Assessment of Substituent Distribution of Derivatized Celluloses

In recent years, cellulose and cellulose-based polymers have gained great popularity in the pharmaceutical industry. Cellulose is a naturally occurring long-chain polymer that is often used as an excipient in the pharmaceutical industry. Cellulose has a very large number of semi-synthetic derivatives that are widely used in the pharmaceutical and cosmetic industries. The distribution of substituents on the dehydrated glucose units of cellulose (at the C2, C3 and C6 positions) is one of the important topics in the derivatization chemistry. The physical and chemical properties of cellulose derivatives are influenced not only by their molecular weight distribution, type of substituents and degree of substitution, but also by the distribution of the substituents within the monomer units and along the molecular backbone. BOC Sciences introduces advanced instrumentation and precise analytical methods for the analysis of starch and cellulose derivatives, as well as the use of specific hydrolysing enzymes to facilitate their analysis.

Figure 1. Distribution of Functional Groups in Cellulose Ethers by DNP-Enhanced Solid-State NMR Spectroscopy. (Berruyer, P.; et al. 2022)

Characteristic Methods of the Substituent Distribution

Gel Permeation Chromatography (GPC)

At BOC Sciences, we dissolve the polymer in a suitable solvent and the derivatized groups exhibit UV absorbance which can be used to detect their distribution along the polymer molecule. After enzymatic degradation with endoglucanase, the degradation pattern is analyzed by utilizing the GPC.

Nuclear Magnetic Resonance (NMR) Spectroscopy

The substitution distribution of ethylcellulose can be determined by ¹H and ¹³C NMR spectroscopy. Good agreement is obtained between the degree of substitution (DS) values obtained from the NMR spectroscopy analysis and those determined by the conventional nitrogen content method, indicating the validity of our well-established NMR method. Furthermore, the NMR method is also effective in determining the positional substituent distribution through the quantitative analysis of carbon signals.

Electrospray Ionization - Mass Spectrometry (ESI-MS)
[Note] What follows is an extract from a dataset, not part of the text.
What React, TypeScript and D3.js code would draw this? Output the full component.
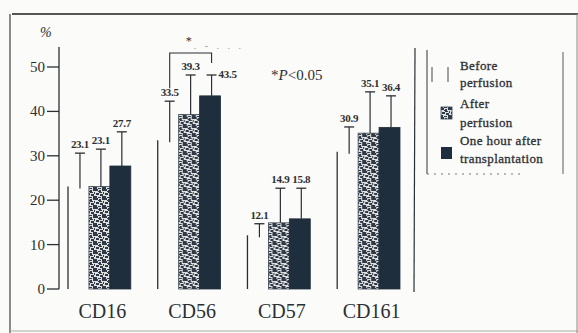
import React from "react";
import * as d3 from "d3";

const categories = ["CD16", "CD56", "CD57", "CD161"];
const seriesNames = ["Before perfusion", "After perfusion", "One hour after transplantation"];
const beforeMean = [23.1, 33.5, 12.1, 30.9];
const afterMean = [23.1, 39.3, 14.9, 35.1];
const hourMean = [27.7, 43.5, 15.8, 36.4];
const beforeSD = [7.5, 8.8, 2.6, 5.6];
const afterSD = [8.4, 8.9, 7.8, 9.3];
const hourSD = [7.7, 4.7, 6.9, 7.1];
const beforeLabels = ["23.1", "33.5", "12.1", "30.9"];
const afterLabels = ["23.1", "39.3", "14.9", "35.1"];
const hourLabels = ["27.7", "43.5", "15.8", "36.4"];
const yTicks = [0, 10, 20, 30, 40, 50];

const W = 578, H = 333;
const INK = "#2b2f33";
const DARK = "#1f2e3c";
const SERIF = "'Liberation Serif', 'Times New Roman', Times, serif";

export default function App() {
  const y = d3.scaleLinear().domain([0, 50]).range([289, 67]);
  const x0 = d3.scaleBand().domain(categories).range([68, 400]).paddingInner(0.3).paddingOuter(0);
  const x1 = d3.scaleBand().domain(["0", "1", "2"]).range([0, x0.bandwidth()]).padding(0);
  const bw = x1.bandwidth();

  const series = [
    { means: beforeMean, sds: beforeSD, labels: beforeLabels },
    { means: afterMean, sds: afterSD, labels: afterLabels },
    { means: hourMean, sds: hourSD, labels: hourLabels },
  ];

  const speckles: [number, number, number, number][] = [
    [0, 0, 3, 2], [4, 1, 2, 3], [7, 0, 2, 2], [1, 4, 3, 2], [5, 5, 3, 2],
    [8, 3, 1, 2], [0, 7, 2, 2], [3, 8, 3, 1], [7, 7, 2, 2], [3, 2, 1, 1], [6, 3, 1, 1],
  ];

  return (
    <svg width={W} height={H} style={{ position: "absolute", left: 0, top: 0, background: "#fbfbf9", fontFamily: SERIF }}>
      <defs>
        <pattern id="stip" patternUnits="userSpaceOnUse" width={9} height={9}>
          <rect width={9} height={9} fill="#dfe0e0" />
          {speckles.map((s, i) => (
            <rect key={i} x={s[0]} y={s[1]} width={s[2]} height={s[3]} fill="#2f3a46" />
          ))}
        </pattern>
      </defs>

      {/* outer frame */}
      <line x1={12} y1={14} x2={578} y2={14} stroke="#555" strokeWidth={2} />
      <line x1={10} y1={14} x2={10} y2={333} stroke="#666" strokeWidth={1.5} />
      <line x1={10} y1={331} x2={578} y2={331} stroke="#aaa" strokeWidth={1} />
      <line x1={577} y1={14} x2={577} y2={333} stroke="#888" strokeWidth={1} />

      {/* y axis */}
      <text x={40} y={37} fontSize={14} fontStyle="italic" fill={INK}>%</text>
      <line x1={59} x2={59} y1={y(0)} y2={47} stroke={INK} strokeWidth={1.3} />
      {yTicks.map(t => (
        <g key={t}>
          <line x1={47} x2={59} y1={y(t)} y2={y(t)} stroke={INK} strokeWidth={1.3} />
          <text x={45} y={y(t) + 5} textAnchor="end" fontSize={15} fill={INK}>{t}</text>
        </g>
      ))}

      {/* plot right boundary */}
      <line x1={415} x2={414} y1={48} y2={292} stroke={INK} strokeWidth={1.2} />

      {/* bars */}
      {categories.map((c, ci) => (
        <g key={c} transform={`translate(${x0(c)},0)`}>
          {series.map((s, si) => {
            const bx = x1(String(si))!;
            const top = y(s.means[ci]);
            const cx = bx + bw / 2 + 1.5;
            const eTop = y(s.means[ci] + s.sds[ci]);
            const isSpecial = ci === 1 && si === 2;
            return (
              <g key={si}>
                {si === 0 ? (
                  <line x1={bx} x2={bx} y1={top} y2={y(0)} stroke={INK} strokeWidth={1.3} />
                ) : (
                  <rect x={bx} y={top} width={bw} height={y(0) - top}
                    fill={si === 1 ? "url(#stip)" : DARK} stroke={si === 1 ? "#3a4450" : DARK} strokeWidth={0.8} />
                )}
                <line x1={cx} x2={cx} y1={si === 0 ? top + 2 : top} y2={eTop} stroke={INK} strokeWidth={1.2} />
                <line x1={cx - 5} x2={cx + 5} y1={eTop} y2={eTop} stroke={INK} strokeWidth={1.3} />
                <text x={isSpecial ? cx + 7 : cx} y={isSpecial ? eTop + 3 : eTop - 5}
                  textAnchor={isSpecial ? "start" : "middle"} fontSize={11} fontWeight="bold"
                  fill={INK} letterSpacing={-0.3}>{s.labels[ci]}</text>
              </g>
            );
          })}
          <text x={x0.bandwidth() / 2 + 3} y={318} textAnchor="middle" fontSize={20} fill={INK}>{c}</text>
        </g>
      ))}

      {/* significance bracket on CD56 */}
      {(() => {
        const g = x0("CD56")!;
        const xl = g + x1("0")! + bw / 2 + 1.5;
        const xr = g + x1("2")! + bw / 2 + 1.5;
        return (
          <g stroke={INK} strokeWidth={1.1} fill="none">
            <path d={`M${xl},${y(beforeMean[1] + beforeSD[1]) - 13} V53 H${xr} V63`} />
            <text x={(xl + xr) / 2 - 5} y={45} fontSize={12} fill={INK} stroke="none">*</text>
            <text x={(xl + xr) / 2 + 3} y={49} fontSize={10} fill="#999" stroke="none" letterSpacing={3}>. - . . .</text>
          </g>
        );
      })()}

      <text x={271} y={80} fontSize={15} fill={INK}>
        <tspan>*</tspan><tspan fontStyle="italic">P</tspan><tspan>&lt;0.05</tspan>
      </text>

      {/* legend */}
      <line x1={427} x2={427} y1={50} y2={174} stroke="#555" strokeWidth={1.2} />
      <line x1={563} x2={563} y1={52} y2={174} stroke="#777" strokeWidth={1.2} />
      <line x1={427} x2={520} y1={174} y2={174} stroke="#777" strokeWidth={1.2} strokeDasharray="2 5" />
      <line x1={432} x2={432} y1={67} y2={82} stroke="#666" strokeWidth={1.2} />
      <line x1={448} x2={448} y1={67} y2={82} stroke="#666" strokeWidth={1.2} />
      <rect x={441} y={107} width={11} height={12} fill="url(#stip)" stroke="#3a4450" strokeWidth={0.8} />
      <rect x={441} y={147} width={11} height={12} fill={DARK} />
      {[
        ["Before", 70], ["perfusion", 87], ["After", 108], ["perfusion", 127],
        ["One hour after", 145], ["transplantation", 163],
      ].map(([t, yy], i) => (
        <text key={i} x={460} y={yy as number} fontSize={13} fill={INK}
          letterSpacing={0.4} stroke={INK} strokeWidth={0.3}>{t}</text>
      ))}
      <title>{seriesNames.join(", ")}</title>
    </svg>
  );
}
The substituent distribution of the cellulose derivatives in the glucosyl units and along the polymer chain is analyzed by ESI-MS analysis of the labeled oligosaccharides. When the samples show similar regioselectivity of substitution and random distribution of ethyl and propyl groups, the distribution of all types of glucosyl residues identified by monomer analysis is also random over the cellulose molecules.

Fast Atom Bombardment - Mass Spectrometry (FAB-MS)

The substituent distribution along the cellulose backbone in methyl cellulose is determined by analyzing the composition of monomers and oligomers. The oligomers are obtained by partial acid hydrolysis of the polymers. The substituent distribution of the fibers is measured by fast atom bombardment mass spectrometry of the per-deuterated methylated partial hydrolysate

Figure 2. Substituent distribution of propyl cellulose studied by nuclear magnetic resonance. (Kono, H.; Numata, J. 2020)

Matrix-Assisted Laser Desorption Ionization Time-of-Flight Mass Spectrometry (MALDI-TOF-MS)

We are able to analyze the methyl and hydroxypropyl patterns of hydroxypropyl methylcellulose (HPMC) and hydroxyethyl methyl cellulose (HEMC) in the glucosyl units and along the polymer chain. After the hydrolysis, reduction and acetylation process, the methyl pattern in the glucosyl unit is determined by GLC/MS, while the distribution of hydroxypropyl residues in the monomer could be analyzed with higher sensitivity. In order to determine the distribution of substituents along the polymer chain, we perform the hydrolysis process to obtain fully alkylated and permanently charged oligosaccharide derivatives. These compounds can be quantitatively analyzed by matrix-assisted laser desorption ionization time-of-flight mass spectrometry (MALDI-TOF-MS).

HPLC-NMR

The standards are separated by preparative HPLC, and our experts are able to perform quantitative analysis of the substituent distribution in carboxymethyl cellulose (CMC) using ¹³C-NMR spectroscopy. We perform the HPLC quantification of glucose and its carboxymethyl derivatives by employing the anion-exchange chromatography and pulsed amperometric detection.